Items from a dataset:
--- --- ---

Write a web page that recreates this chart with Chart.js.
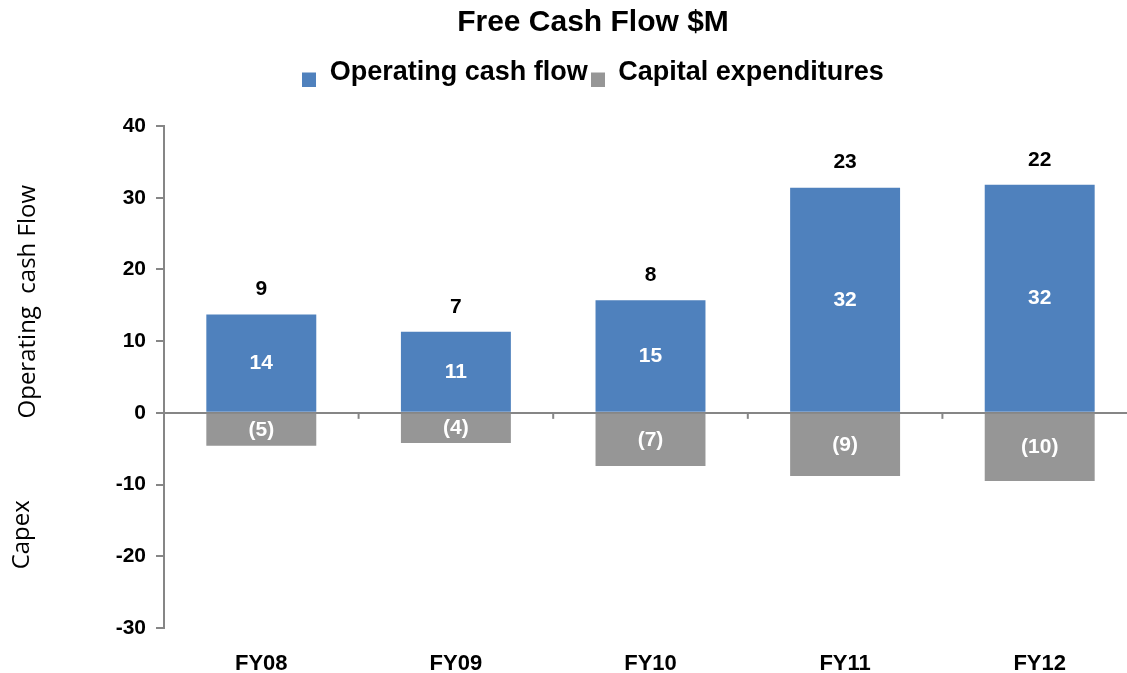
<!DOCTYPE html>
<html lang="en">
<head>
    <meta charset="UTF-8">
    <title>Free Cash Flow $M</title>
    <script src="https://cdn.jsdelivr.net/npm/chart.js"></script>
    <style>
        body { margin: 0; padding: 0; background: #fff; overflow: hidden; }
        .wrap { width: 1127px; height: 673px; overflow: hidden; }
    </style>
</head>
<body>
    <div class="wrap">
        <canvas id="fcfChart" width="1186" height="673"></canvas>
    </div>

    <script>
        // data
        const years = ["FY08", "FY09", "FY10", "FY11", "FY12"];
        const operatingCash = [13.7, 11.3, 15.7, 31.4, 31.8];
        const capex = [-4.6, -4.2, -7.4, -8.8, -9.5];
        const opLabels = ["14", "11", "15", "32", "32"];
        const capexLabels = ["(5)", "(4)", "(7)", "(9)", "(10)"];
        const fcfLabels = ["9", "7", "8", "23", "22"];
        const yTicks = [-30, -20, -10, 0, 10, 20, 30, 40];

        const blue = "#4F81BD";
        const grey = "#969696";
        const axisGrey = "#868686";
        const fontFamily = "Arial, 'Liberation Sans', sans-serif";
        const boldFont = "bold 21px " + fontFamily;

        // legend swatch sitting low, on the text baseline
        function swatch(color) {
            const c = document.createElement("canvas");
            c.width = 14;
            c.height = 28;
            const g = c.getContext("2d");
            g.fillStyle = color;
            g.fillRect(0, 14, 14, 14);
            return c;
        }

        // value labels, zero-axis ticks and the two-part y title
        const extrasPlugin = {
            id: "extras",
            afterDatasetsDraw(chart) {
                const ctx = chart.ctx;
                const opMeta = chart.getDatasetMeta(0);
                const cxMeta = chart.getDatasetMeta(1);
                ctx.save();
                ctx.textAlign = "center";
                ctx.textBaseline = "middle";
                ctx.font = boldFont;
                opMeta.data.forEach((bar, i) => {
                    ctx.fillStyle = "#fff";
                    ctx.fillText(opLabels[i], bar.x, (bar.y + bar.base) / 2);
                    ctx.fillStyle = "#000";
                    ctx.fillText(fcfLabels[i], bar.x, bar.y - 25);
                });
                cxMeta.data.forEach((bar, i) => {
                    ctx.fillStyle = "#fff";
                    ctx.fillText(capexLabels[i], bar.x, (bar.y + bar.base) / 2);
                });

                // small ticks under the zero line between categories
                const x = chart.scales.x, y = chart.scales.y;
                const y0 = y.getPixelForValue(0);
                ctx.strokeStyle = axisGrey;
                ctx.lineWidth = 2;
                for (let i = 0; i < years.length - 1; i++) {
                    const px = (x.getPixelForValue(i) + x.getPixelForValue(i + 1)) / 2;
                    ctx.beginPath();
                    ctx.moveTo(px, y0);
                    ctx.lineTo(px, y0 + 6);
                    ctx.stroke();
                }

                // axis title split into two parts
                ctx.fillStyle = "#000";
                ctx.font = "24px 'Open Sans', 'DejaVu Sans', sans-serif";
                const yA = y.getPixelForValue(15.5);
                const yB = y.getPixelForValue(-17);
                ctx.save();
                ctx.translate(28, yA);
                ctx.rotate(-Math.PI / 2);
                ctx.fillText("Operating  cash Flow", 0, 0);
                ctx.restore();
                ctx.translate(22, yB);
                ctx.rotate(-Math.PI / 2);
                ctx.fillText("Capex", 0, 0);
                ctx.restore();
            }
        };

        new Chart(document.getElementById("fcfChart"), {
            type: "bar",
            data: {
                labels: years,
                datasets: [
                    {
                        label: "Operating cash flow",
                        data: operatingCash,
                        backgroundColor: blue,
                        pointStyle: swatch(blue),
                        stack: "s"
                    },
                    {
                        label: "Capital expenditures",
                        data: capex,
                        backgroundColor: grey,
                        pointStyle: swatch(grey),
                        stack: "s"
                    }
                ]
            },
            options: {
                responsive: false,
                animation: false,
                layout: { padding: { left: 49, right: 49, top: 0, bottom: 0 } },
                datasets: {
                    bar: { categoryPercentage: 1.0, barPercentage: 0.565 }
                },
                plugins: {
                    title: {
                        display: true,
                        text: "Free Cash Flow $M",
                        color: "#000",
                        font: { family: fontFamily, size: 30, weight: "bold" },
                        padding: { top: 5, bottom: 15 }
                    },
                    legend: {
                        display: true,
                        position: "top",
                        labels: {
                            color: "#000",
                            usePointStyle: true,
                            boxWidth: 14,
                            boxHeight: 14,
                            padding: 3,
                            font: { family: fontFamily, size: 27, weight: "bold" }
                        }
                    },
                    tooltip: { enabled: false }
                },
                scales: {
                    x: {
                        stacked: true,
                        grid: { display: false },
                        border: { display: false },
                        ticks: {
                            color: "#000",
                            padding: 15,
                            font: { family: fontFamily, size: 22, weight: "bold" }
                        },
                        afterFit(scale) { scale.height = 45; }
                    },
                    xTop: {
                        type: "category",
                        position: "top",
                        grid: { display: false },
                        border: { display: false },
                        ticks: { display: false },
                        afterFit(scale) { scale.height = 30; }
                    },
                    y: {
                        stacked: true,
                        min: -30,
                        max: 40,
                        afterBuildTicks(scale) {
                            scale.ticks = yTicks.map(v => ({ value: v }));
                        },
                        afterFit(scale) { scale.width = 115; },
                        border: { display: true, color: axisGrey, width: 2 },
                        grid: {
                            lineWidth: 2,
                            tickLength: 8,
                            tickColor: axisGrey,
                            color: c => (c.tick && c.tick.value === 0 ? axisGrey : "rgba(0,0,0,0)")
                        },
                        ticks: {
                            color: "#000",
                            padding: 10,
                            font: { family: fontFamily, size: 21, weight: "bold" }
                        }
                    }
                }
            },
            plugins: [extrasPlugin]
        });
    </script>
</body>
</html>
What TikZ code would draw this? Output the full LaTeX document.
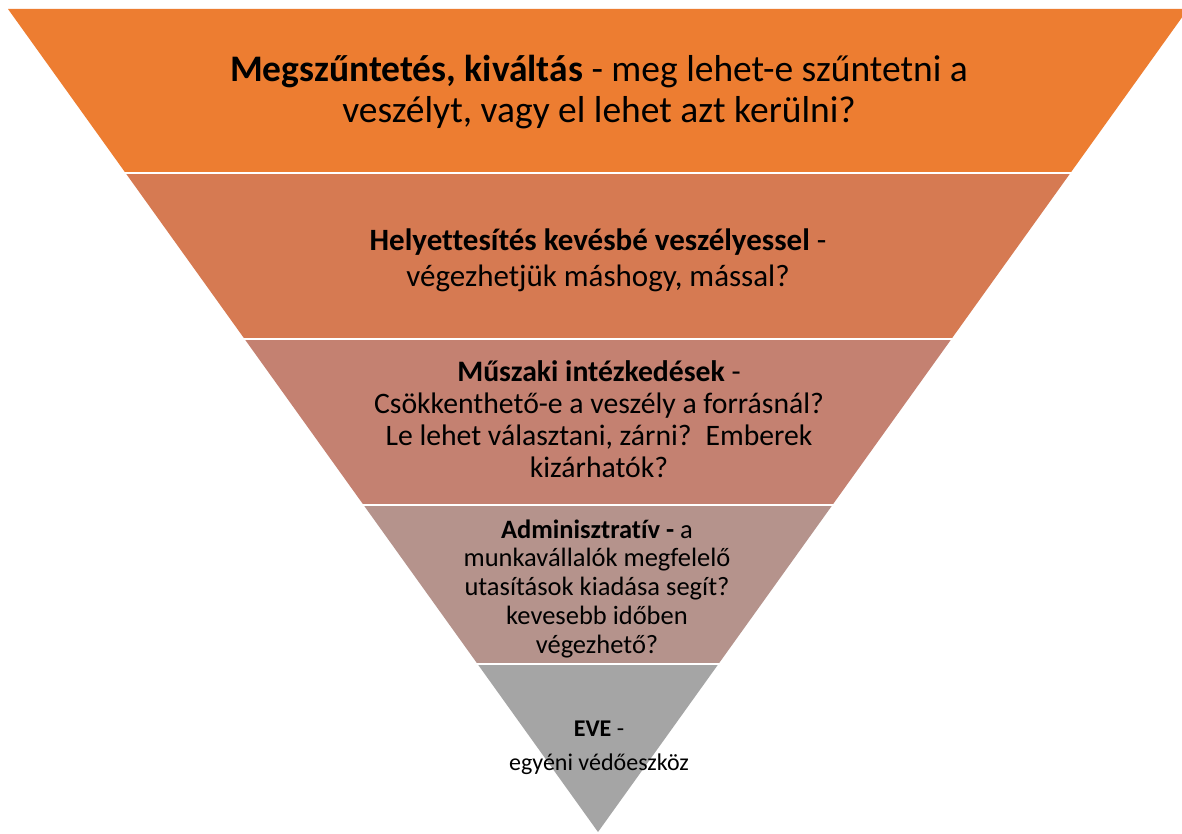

--- --- ---

### EXERCISE AIM:
Write the records out once more, exactly as they appear, with no pictures.

### RESULT:
Write a web page that recreates this chart with Chart.js.
<!DOCTYPE html>
<html lang="en">
<head>
    <meta charset="UTF-8">
    <title>Free Cash Flow $M</title>
    <script src="https://cdn.jsdelivr.net/npm/chart.js"></script>
    <style>
        body { margin: 0; padding: 0; background: #fff; overflow: hidden; }
        .wrap { width: 1127px; height: 673px; overflow: hidden; }
    </style>
</head>
<body>
    <div class="wrap">
        <canvas id="fcfChart" width="1186" height="673"></canvas>
    </div>

    <script>
        // data
        const years = ["FY08", "FY09", "FY10", "FY11", "FY12"];
        const operatingCash = [13.7, 11.3, 15.7, 31.4, 31.8];
        const capex = [-4.6, -4.2, -7.4, -8.8, -9.5];
        const opLabels = ["14", "11", "15", "32", "32"];
        const capexLabels = ["(5)", "(4)", "(7)", "(9)", "(10)"];
        const fcfLabels = ["9", "7", "8", "23", "22"];
        const yTicks = [-30, -20, -10, 0, 10, 20, 30, 40];

        const blue = "#4F81BD";
        const grey = "#969696";
        const axisGrey = "#868686";
        const fontFamily = "Arial, 'Liberation Sans', sans-serif";
        const boldFont = "bold 21px " + fontFamily;

        // legend swatch sitting low, on the text baseline
        function swatch(color) {
            const c = document.createElement("canvas");
            c.width = 14;
            c.height = 28;
            const g = c.getContext("2d");
            g.fillStyle = color;
            g.fillRect(0, 14, 14, 14);
            return c;
        }

        // value labels, zero-axis ticks and the two-part y title
        const extrasPlugin = {
            id: "extras",
            afterDatasetsDraw(chart) {
                const ctx = chart.ctx;
                const opMeta = chart.getDatasetMeta(0);
                const cxMeta = chart.getDatasetMeta(1);
                ctx.save();
                ctx.textAlign = "center";
                ctx.textBaseline = "middle";
                ctx.font = boldFont;
                opMeta.data.forEach((bar, i) => {
                    ctx.fillStyle = "#fff";
                    ctx.fillText(opLabels[i], bar.x, (bar.y + bar.base) / 2);
                    ctx.fillStyle = "#000";
                    ctx.fillText(fcfLabels[i], bar.x, bar.y - 25);
                });
                cxMeta.data.forEach((bar, i) => {
                    ctx.fillStyle = "#fff";
                    ctx.fillText(capexLabels[i], bar.x, (bar.y + bar.base) / 2);
                });

                // small ticks under the zero line between categories
                const x = chart.scales.x, y = chart.scales.y;
                const y0 = y.getPixelForValue(0);
                ctx.strokeStyle = axisGrey;
                ctx.lineWidth = 2;
                for (let i = 0; i < years.length - 1; i++) {
                    const px = (x.getPixelForValue(i) + x.getPixelForValue(i + 1)) / 2;
                    ctx.beginPath();
                    ctx.moveTo(px, y0);
                    ctx.lineTo(px, y0 + 6);
                    ctx.stroke();
                }

                // axis title split into two parts
                ctx.fillStyle = "#000";
                ctx.font = "24px 'Open Sans', 'DejaVu Sans', sans-serif";
                const yA = y.getPixelForValue(15.5);
                const yB = y.getPixelForValue(-17);
                ctx.save();
                ctx.translate(28, yA);
                ctx.rotate(-Math.PI / 2);
                ctx.fillText("Operating  cash Flow", 0, 0);
                ctx.restore();
                ctx.translate(22, yB);
                ctx.rotate(-Math.PI / 2);
                ctx.fillText("Capex", 0, 0);
                ctx.restore();
            }
        };

        new Chart(document.getElementById("fcfChart"), {
            type: "bar",
            data: {
                labels: years,
                datasets: [
                    {
                        label: "Operating cash flow",
                        data: operatingCash,
                        backgroundColor: blue,
                        pointStyle: swatch(blue),
                        stack: "s"
                    },
                    {
                        label: "Capital expenditures",
                        data: capex,
                        backgroundColor: grey,
                        pointStyle: swatch(grey),
                        stack: "s"
                    }
                ]
            },
            options: {
                responsive: false,
                animation: false,
                layout: { padding: { left: 49, right: 49, top: 0, bottom: 0 } },
                datasets: {
                    bar: { categoryPercentage: 1.0, barPercentage: 0.565 }
                },
                plugins: {
                    title: {
                        display: true,
                        text: "Free Cash Flow $M",
                        color: "#000",
                        font: { family: fontFamily, size: 30, weight: "bold" },
                        padding: { top: 5, bottom: 15 }
                    },
                    legend: {
                        display: true,
                        position: "top",
                        labels: {
                            color: "#000",
                            usePointStyle: true,
                            boxWidth: 14,
                            boxHeight: 14,
                            padding: 3,
                            font: { family: fontFamily, size: 27, weight: "bold" }
                        }
                    },
                    tooltip: { enabled: false }
                },
                scales: {
                    x: {
                        stacked: true,
                        grid: { display: false },
                        border: { display: false },
                        ticks: {
                            color: "#000",
                            padding: 15,
                            font: { family: fontFamily, size: 22, weight: "bold" }
                        },
                        afterFit(scale) { scale.height = 45; }
                    },
                    xTop: {
                        type: "category",
                        position: "top",
                        grid: { display: false },
                        border: { display: false },
                        ticks: { display: false },
                        afterFit(scale) { scale.height = 30; }
                    },
                    y: {
                        stacked: true,
                        min: -30,
                        max: 40,
                        afterBuildTicks(scale) {
                            scale.ticks = yTicks.map(v => ({ value: v }));
                        },
                        afterFit(scale) { scale.width = 115; },
                        border: { display: true, color: axisGrey, width: 2 },
                        grid: {
                            lineWidth: 2,
                            tickLength: 8,
                            tickColor: axisGrey,
                            color: c => (c.tick && c.tick.value === 0 ? axisGrey : "rgba(0,0,0,0)")
                        },
                        ticks: {
                            color: "#000",
                            padding: 10,
                            font: { family: fontFamily, size: 21, weight: "bold" }
                        }
                    }
                }
            },
            plugins: [extrasPlugin]
        });
    </script>
</body>
</html>
What TikZ code would draw this? Output the full LaTeX document.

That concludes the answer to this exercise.